Analysts for The Gartner Group are more concrete when it comes to defining the role of the 3PL. For them, the logistics service provider (LSP) predominantly operates a business that moves, stores, or manages products or materials on behalf of a shipper without ever taking ownership of such products or materials.
In its annual Magic Quadrant for Global Third-Party Logistics report, Gartner considers 3PLs and LSPs to be synonymous.
“Increasingly, 3PLs have extended their services beyond the basics, providing opportunities to increase their value and resolve additional customer supply chain challenges,” says Greg Aimi, Gartner’s director of supply chain research and Magic Quadrant co-author.
For example, these services include returns and repair processing, assembly and kitting, packaging, postponement, shipment consolidation, and cross-docking. In some cases, 3PLs also offer fourth-party logistics provider (4PL) or lead logistics provider (LLP) services. Customers use 4PL/LLP as a single management team to oversee and coordinate other 3PLs and carriers on their behalf.
“Large multinational and global manufacturers, distributors, and retailers are requiring their 3PLs to offer a broader set of consistent and reliable services across more and more countries, and to integrate those services across end-to-end business processes so that they might be able to use them as a global preferred provider,” explains Aimi.
As a consequence, adds Aimi, the 3PL industry is progressing along a “maturity spectrum” in accordance with these new customer requirements, through a combination of acquisition and organic growth strategies.
“This Magic Quadrant is intended to chart the evolution of the largest 3PLs as they improve their ability to become a global preferred provider for their customers,” says Aimi. “Logistics and supply chain executives can use this research to better understand 3PLs and their capabilities when evaluating and selecting the right set of providers to meet their global logistics needs.”
Above the radar
Aimi’s words of advice should resonate with the world’s largest logistics provider, DHL, which has just published the second edition of its Logistics Trend Radar.
The current report builds on the recent developments already identified in 2013, introduces new trends, and then sketches a future landscape for logistics professionals and the challenges they will face, but also outlines solutions that are underway—especially multi-channel retailing and predictive purchasing.

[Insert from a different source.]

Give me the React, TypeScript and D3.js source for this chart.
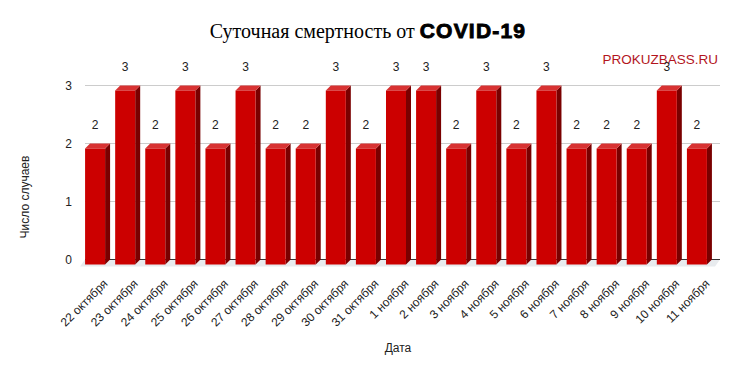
import React from 'react'
import * as d3 from 'd3'

// Daily COVID-19 deaths, 22 Oct – 11 Nov
const dates = [
  '22 октября', '23 октября', '24 октября', '25 октября', '26 октября',
  '27 октября', '28 октября', '29 октября', '30 октября', '31 октября',
  '1 ноября', '2 ноября', '3 ноября', '4 ноября', '5 ноября', '6 ноября',
  '7 ноября', '8 ноября', '9 ноября', '10 ноября', '11 ноября',
]
const deaths = [2, 3, 2, 3, 2, 3, 2, 2, 3, 2, 3, 3, 2, 3, 2, 3, 2, 2, 2, 3, 2]
const yTicks = [0, 1, 2, 3]

const width = 738
const height = 374
const depth = 5 // 3d offset of the bars

const App: React.FC = () => {
  const x = d3.scaleBand<string>().domain(dates).range([75, 717]).paddingInner(0.335).paddingOuter(0.335)
  const y = d3.scaleLinear().domain([0, 3]).range([259.5, 85.5])
  const bw = x.bandwidth()
  const y0 = y(0) + depth

  return (
    <svg width={width} height={height} style={{ position: 'absolute', left: 0, top: 0, background: '#fff' }}
      fontFamily="Arial, 'Liberation Sans', sans-serif">
      {/* title */}
      <text x={368} y={38} textAnchor="middle" fill="#000">
        <tspan fontFamily="'Liberation Serif', 'Times New Roman', serif" fontSize={20}>Суточная смертность от </tspan>
        <tspan fontFamily="Arial, 'Liberation Sans', sans-serif" fontSize={21} fontWeight="bold"
          stroke="#000" strokeWidth={0.9} letterSpacing={1.2}>COVID-19</tspan>
      </text>
      <text x={718} y={64} textAnchor="end" fontSize={13.5} fill="#b3151d">PROKUZBASS.RU</text>

      {/* gridlines */}
      {yTicks.filter((t) => t > 0).map((t) => (
        <line key={t} x1={85} x2={720} y1={y(t)} y2={y(t)} stroke="#cccccc" strokeWidth={1} />
      ))}
      <polygon points={`80,${y0 + 2} ${85},${y(0)} 720,${y(0)} 715,${y0 + 2}`} fill="#e8ebee" />
      <line x1={85} x2={720} y1={y(0)} y2={y(0)} stroke="#333" strokeWidth={1} />

      {/* y tick labels */}
      {yTicks.map((t) => (
        <text key={t} x={72} y={y(t) + 4} textAnchor="end" fontSize={12} fill="#222">{t}</text>
      ))}

      {/* bars */}
      {dates.map((d, i) => {
        const xb = x(d)!
        const yf = y(deaths[i]) + depth
        return (
          <g key={d}>
            <polygon points={`${xb + bw},${yf} ${xb + bw + depth},${yf - depth} ${xb + bw + depth},${y0 - depth} ${xb + bw},${y0}`} fill="#7a0000" />
            <polygon points={`${xb},${yf} ${xb + depth},${yf - depth} ${xb + bw + depth},${yf - depth} ${xb + bw},${yf}`} fill="#d83232" />
            <rect x={xb} y={yf} width={bw} height={y0 - yf} fill="#cc0000" />
            <text x={xb + bw / 2} y={y(deaths[i]) - 15} textAnchor="middle" fontSize={12} fill="#222">{deaths[i]}</text>
          </g>
        )
      })}

      {/* x labels */}
      {dates.map((d) => (
        <text key={d} transform={`translate(${x(d)! + bw / 2 + 7},278) rotate(-45)`} dy="0.75em"
          textAnchor="end" fontSize={12} fill="#222">{d}</text>
      ))}

      <text x={398} y={352} textAnchor="middle" fontSize={12} fill="#222">Дата</text>
      <text transform="translate(29,197) rotate(-90)" textAnchor="middle" fontSize={12} fill="#222">Число случаев</text>
    </svg>
  )
}

export default App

Some of the new trends the report highlights include omni-channel logistics, or the integration of different offline and online shopping channels; anticipatory logistics, or the application of big data analysis of customer product searches in order to send a shipment before the customer places an order; and crypto payment, the universal payment systems that allow global cross-currency payments to clear in seconds.
According to researchers, the Trend Radar report serves as a panoramic 360 degree view across the whole breadth of the logistics landscape. Based on this overview, the DHL research team will further explore selected trends in a “deep dive” format, based on research in cooperation with customers, research institutes, and industry experts.
“We combine our expertise with input from academia and other partners,” says Markus Kuckelhaus, DHL’s director of trend research, adding that the Trend Radar is a good starting point for logistics professionals wanting to prepare their logistics network for future challenges.